Il était à mille lieues de ce que j’étais moi-même et c’est bien ce qui m’attirait irrésistiblement sur son passage. Je calculais soigneusement mon heure d’arrivée au lycée afin qu’elle corresponde avec la sienne. Je ne volais ainsi qu’un regard qui me donnait un coup d’adrénaline et illuminait ma journée. N’ayant pas découvert le sexe, je croyais encore à l’amour.

Septembre se passa bien. Je prenais mes marques dans la classe, constatant progressivement que les filles n’étaient pas du tout conformes à l’image que j’en avais. Elles tenaient entre elles des propos d’une crudité et d’une vulgarité que n’auraient pas employées des garçons. Toutefois, l’intégration n’allait pas de soi, certaines me reprochaient d’être venu dans une section féminine et cherchaient à m’en faire partir ; je leur répondais qu’on ne peut pas être féministe, réclamer l’égalité des sexes et la refuser par ailleurs.
La dactylographie ne me posait aucun problème, je la pratiquais à la maison depuis des années. En revanche, la sténographie était beaucoup plus complexe.
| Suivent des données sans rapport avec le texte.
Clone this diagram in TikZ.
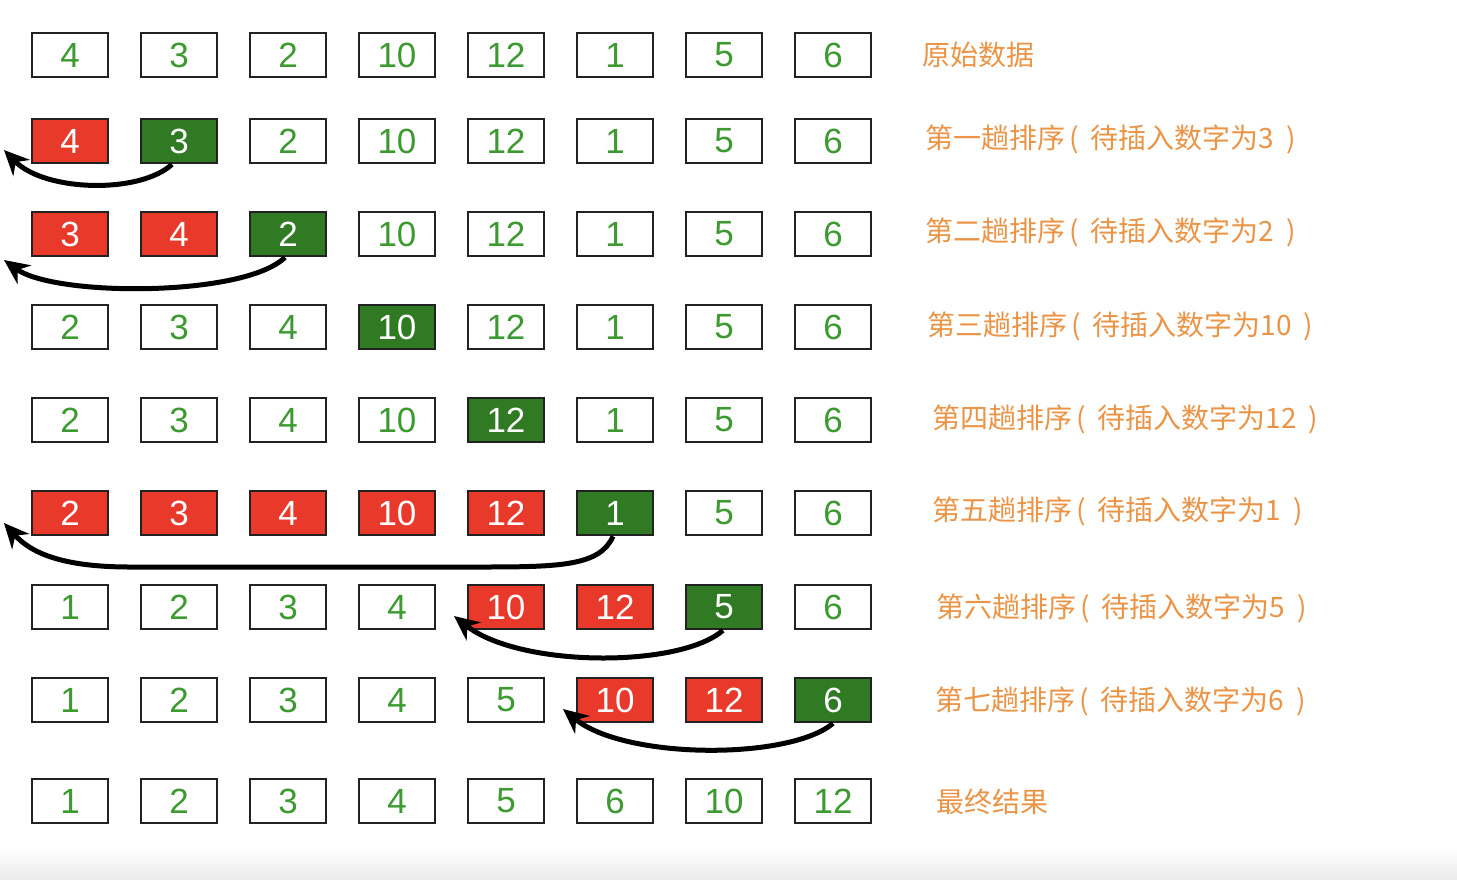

Méthode Prévost-Delaunay…
La vie suivait son cours, en rentrant à la maison en fin d’après-midi, je m’arrêtais chez les Delenikas dont tous les enfants étaient plus ou moins déscolarisés. Si les parents étaient absents, il flottait dans l’air un parfum d’herbe qui indiquait que tout ce petit monde était plus ou moins stone. Cependant, il était rare que je ne parvienne pas à les rejoindre dans leurs délires. Je ne touchais pas à la drogue, sans pour autant avoir de position moralisatrice sur le sujet. C’était un choix personnel, chacun était libre.